* Your task *
Output the material beneath exactly, leaving nothing out.

:: Recorded data ::

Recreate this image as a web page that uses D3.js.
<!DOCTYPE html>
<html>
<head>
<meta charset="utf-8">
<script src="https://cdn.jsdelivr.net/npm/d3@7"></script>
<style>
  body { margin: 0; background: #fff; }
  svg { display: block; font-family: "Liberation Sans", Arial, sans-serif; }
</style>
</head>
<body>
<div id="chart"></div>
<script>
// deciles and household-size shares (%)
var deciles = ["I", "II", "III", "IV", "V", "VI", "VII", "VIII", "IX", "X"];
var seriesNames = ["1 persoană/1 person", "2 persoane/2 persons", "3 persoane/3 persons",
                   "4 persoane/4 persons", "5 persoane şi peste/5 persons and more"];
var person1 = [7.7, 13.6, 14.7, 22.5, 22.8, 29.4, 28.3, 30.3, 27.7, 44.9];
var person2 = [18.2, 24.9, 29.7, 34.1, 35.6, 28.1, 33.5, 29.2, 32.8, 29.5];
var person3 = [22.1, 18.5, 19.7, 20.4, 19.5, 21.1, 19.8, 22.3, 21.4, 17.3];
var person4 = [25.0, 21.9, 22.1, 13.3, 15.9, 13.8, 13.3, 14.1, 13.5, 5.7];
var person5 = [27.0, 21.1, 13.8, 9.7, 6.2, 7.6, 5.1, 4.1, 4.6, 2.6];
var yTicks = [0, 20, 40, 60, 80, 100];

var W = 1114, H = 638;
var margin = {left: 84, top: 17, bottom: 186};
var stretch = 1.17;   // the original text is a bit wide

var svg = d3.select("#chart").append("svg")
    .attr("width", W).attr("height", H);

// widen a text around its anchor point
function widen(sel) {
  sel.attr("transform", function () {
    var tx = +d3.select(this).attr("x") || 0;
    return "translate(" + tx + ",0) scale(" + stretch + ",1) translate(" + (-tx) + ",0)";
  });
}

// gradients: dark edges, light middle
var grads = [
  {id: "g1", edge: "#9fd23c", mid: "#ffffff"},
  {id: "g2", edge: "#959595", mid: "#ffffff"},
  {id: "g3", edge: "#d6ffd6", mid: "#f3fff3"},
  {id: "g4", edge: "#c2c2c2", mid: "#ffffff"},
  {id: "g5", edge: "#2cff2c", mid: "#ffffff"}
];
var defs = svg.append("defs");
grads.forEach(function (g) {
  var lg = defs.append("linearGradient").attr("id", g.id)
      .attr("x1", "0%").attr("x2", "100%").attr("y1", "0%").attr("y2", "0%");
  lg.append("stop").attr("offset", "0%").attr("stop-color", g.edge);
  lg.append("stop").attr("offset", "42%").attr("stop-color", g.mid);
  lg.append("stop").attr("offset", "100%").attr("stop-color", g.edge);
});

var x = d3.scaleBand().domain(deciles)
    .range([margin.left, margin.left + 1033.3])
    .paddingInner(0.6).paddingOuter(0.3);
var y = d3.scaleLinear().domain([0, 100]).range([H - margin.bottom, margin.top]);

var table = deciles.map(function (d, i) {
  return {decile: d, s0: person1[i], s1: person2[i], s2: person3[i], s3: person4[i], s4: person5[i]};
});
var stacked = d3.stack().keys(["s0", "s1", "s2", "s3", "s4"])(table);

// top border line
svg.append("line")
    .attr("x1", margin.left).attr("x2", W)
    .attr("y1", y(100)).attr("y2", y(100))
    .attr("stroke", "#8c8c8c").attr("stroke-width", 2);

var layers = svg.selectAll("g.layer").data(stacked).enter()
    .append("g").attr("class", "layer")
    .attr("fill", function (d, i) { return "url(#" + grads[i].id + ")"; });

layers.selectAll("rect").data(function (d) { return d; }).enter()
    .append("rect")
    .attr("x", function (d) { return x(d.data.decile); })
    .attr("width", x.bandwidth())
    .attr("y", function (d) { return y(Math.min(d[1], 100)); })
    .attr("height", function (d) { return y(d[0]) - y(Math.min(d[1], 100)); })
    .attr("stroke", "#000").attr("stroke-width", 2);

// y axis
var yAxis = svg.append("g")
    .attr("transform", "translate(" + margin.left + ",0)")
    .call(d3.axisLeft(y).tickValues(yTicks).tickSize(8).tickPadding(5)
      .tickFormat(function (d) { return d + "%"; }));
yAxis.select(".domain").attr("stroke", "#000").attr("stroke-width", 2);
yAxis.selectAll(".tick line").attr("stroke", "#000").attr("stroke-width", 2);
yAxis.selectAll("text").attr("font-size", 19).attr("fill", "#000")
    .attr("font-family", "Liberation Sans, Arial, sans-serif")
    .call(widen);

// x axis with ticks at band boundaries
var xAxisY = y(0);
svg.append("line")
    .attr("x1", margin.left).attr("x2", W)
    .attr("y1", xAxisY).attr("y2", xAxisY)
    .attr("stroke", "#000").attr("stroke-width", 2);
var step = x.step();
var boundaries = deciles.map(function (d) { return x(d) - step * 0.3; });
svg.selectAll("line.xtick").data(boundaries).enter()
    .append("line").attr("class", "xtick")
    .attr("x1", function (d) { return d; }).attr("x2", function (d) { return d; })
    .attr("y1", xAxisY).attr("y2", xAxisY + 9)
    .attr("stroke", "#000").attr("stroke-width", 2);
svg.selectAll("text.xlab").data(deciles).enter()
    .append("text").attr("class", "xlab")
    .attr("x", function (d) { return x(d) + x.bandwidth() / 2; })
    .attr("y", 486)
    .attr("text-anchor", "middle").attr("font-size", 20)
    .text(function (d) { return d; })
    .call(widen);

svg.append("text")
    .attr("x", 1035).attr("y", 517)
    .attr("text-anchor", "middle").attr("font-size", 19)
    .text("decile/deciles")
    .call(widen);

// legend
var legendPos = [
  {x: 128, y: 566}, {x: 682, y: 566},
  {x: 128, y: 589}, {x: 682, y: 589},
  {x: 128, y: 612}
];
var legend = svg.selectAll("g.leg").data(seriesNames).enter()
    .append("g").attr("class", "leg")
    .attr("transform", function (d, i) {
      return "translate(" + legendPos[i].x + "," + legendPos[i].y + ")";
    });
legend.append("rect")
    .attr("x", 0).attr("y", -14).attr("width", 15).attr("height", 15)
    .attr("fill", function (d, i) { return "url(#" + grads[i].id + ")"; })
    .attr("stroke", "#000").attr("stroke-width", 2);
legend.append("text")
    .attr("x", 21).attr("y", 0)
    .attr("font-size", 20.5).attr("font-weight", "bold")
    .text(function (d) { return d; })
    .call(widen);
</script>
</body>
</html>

:::

* Reply to the exercise *
Recreate this image as a web page that uses D3.js.
<!DOCTYPE html>
<html>
<head>
<meta charset="utf-8">
<script src="https://cdn.jsdelivr.net/npm/d3@7"></script>
<style>
  body { margin: 0; background: #fff; }
  svg { display: block; font-family: "Liberation Sans", Arial, sans-serif; }
</style>
</head>
<body>
<div id="chart"></div>
<script>
// deciles and household-size shares (%)
var deciles = ["I", "II", "III", "IV", "V", "VI", "VII", "VIII", "IX", "X"];
var seriesNames = ["1 persoană/1 person", "2 persoane/2 persons", "3 persoane/3 persons",
                   "4 persoane/4 persons", "5 persoane şi peste/5 persons and more"];
var person1 = [7.7, 13.6, 14.7, 22.5, 22.8, 29.4, 28.3, 30.3, 27.7, 44.9];
var person2 = [18.2, 24.9, 29.7, 34.1, 35.6, 28.1, 33.5, 29.2, 32.8, 29.5];
var person3 = [22.1, 18.5, 19.7, 20.4, 19.5, 21.1, 19.8, 22.3, 21.4, 17.3];
var person4 = [25.0, 21.9, 22.1, 13.3, 15.9, 13.8, 13.3, 14.1, 13.5, 5.7];
var person5 = [27.0, 21.1, 13.8, 9.7, 6.2, 7.6, 5.1, 4.1, 4.6, 2.6];
var yTicks = [0, 20, 40, 60, 80, 100];

var W = 1114, H = 638;
var margin = {left: 84, top: 17, bottom: 186};
var stretch = 1.17;   // the original text is a bit wide

var svg = d3.select("#chart").append("svg")
    .attr("width", W).attr("height", H);

// widen a text around its anchor point
function widen(sel) {
  sel.attr("transform", function () {
    var tx = +d3.select(this).attr("x") || 0;
    return "translate(" + tx + ",0) scale(" + stretch + ",1) translate(" + (-tx) + ",0)";
  });
}

// gradients: dark edges, light middle
var grads = [
  {id: "g1", edge: "#9fd23c", mid: "#ffffff"},
  {id: "g2", edge: "#959595", mid: "#ffffff"},
  {id: "g3", edge: "#d6ffd6", mid: "#f3fff3"},
  {id: "g4", edge: "#c2c2c2", mid: "#ffffff"},
  {id: "g5", edge: "#2cff2c", mid: "#ffffff"}
];
var defs = svg.append("defs");
grads.forEach(function (g) {
  var lg = defs.append("linearGradient").attr("id", g.id)
      .attr("x1", "0%").attr("x2", "100%").attr("y1", "0%").attr("y2", "0%");
  lg.append("stop").attr("offset", "0%").attr("stop-color", g.edge);
  lg.append("stop").attr("offset", "42%").attr("stop-color", g.mid);
  lg.append("stop").attr("offset", "100%").attr("stop-color", g.edge);
});

var x = d3.scaleBand().domain(deciles)
    .range([margin.left, margin.left + 1033.3])
    .paddingInner(0.6).paddingOuter(0.3);
var y = d3.scaleLinear().domain([0, 100]).range([H - margin.bottom, margin.top]);

var table = deciles.map(function (d, i) {
  return {decile: d, s0: person1[i], s1: person2[i], s2: person3[i], s3: person4[i], s4: person5[i]};
});
var stacked = d3.stack().keys(["s0", "s1", "s2", "s3", "s4"])(table);

// top border line
svg.append("line")
    .attr("x1", margin.left).attr("x2", W)
    .attr("y1", y(100)).attr("y2", y(100))
    .attr("stroke", "#8c8c8c").attr("stroke-width", 2);

var layers = svg.selectAll("g.layer").data(stacked).enter()
    .append("g").attr("class", "layer")
    .attr("fill", function (d, i) { return "url(#" + grads[i].id + ")"; });

layers.selectAll("rect").data(function (d) { return d; }).enter()
    .append("rect")
    .attr("x", function (d) { return x(d.data.decile); })
    .attr("width", x.bandwidth())
    .attr("y", function (d) { return y(Math.min(d[1], 100)); })
    .attr("height", function (d) { return y(d[0]) - y(Math.min(d[1], 100)); })
    .attr("stroke", "#000").attr("stroke-width", 2);

// y axis
var yAxis = svg.append("g")
    .attr("transform", "translate(" + margin.left + ",0)")
    .call(d3.axisLeft(y).tickValues(yTicks).tickSize(8).tickPadding(5)
      .tickFormat(function (d) { return d + "%"; }));
yAxis.select(".domain").attr("stroke", "#000").attr("stroke-width", 2);
yAxis.selectAll(".tick line").attr("stroke", "#000").attr("stroke-width", 2);
yAxis.selectAll("text").attr("font-size", 19).attr("fill", "#000")
    .attr("font-family", "Liberation Sans, Arial, sans-serif")
    .call(widen);

// x axis with ticks at band boundaries
var xAxisY = y(0);
svg.append("line")
    .attr("x1", margin.left).attr("x2", W)
    .attr("y1", xAxisY).attr("y2", xAxisY)
    .attr("stroke", "#000").attr("stroke-width", 2);
var step = x.step();
var boundaries = deciles.map(function (d) { return x(d) - step * 0.3; });
svg.selectAll("line.xtick").data(boundaries).enter()
    .append("line").attr("class", "xtick")
    .attr("x1", function (d) { return d; }).attr("x2", function (d) { return d; })
    .attr("y1", xAxisY).attr("y2", xAxisY + 9)
    .attr("stroke", "#000").attr("stroke-width", 2);
svg.selectAll("text.xlab").data(deciles).enter()
    .append("text").attr("class", "xlab")
    .attr("x", function (d) { return x(d) + x.bandwidth() / 2; })
    .attr("y", 486)
    .attr("text-anchor", "middle").attr("font-size", 20)
    .text(function (d) { return d; })
    .call(widen);

svg.append("text")
    .attr("x", 1035).attr("y", 517)
    .attr("text-anchor", "middle").attr("font-size", 19)
    .text("decile/deciles")
    .call(widen);

// legend
var legendPos = [
  {x: 128, y: 566}, {x: 682, y: 566},
  {x: 128, y: 589}, {x: 682, y: 589},
  {x: 128, y: 612}
];
var legend = svg.selectAll("g.leg").data(seriesNames).enter()
    .append("g").attr("class", "leg")
    .attr("transform", function (d, i) {
      return "translate(" + legendPos[i].x + "," + legendPos[i].y + ")";
    });
legend.append("rect")
    .attr("x", 0).attr("y", -14).attr("width", 15).attr("height", 15)
    .attr("fill", function (d, i) { return "url(#" + grads[i].id + ")"; })
    .attr("stroke", "#000").attr("stroke-width", 2);
legend.append("text")
    .attr("x", 21).attr("y", 0)
    .attr("font-size", 20.5).attr("font-weight", "bold")
    .text(function (d) { return d; })
    .call(widen);
</script>
</body>
</html>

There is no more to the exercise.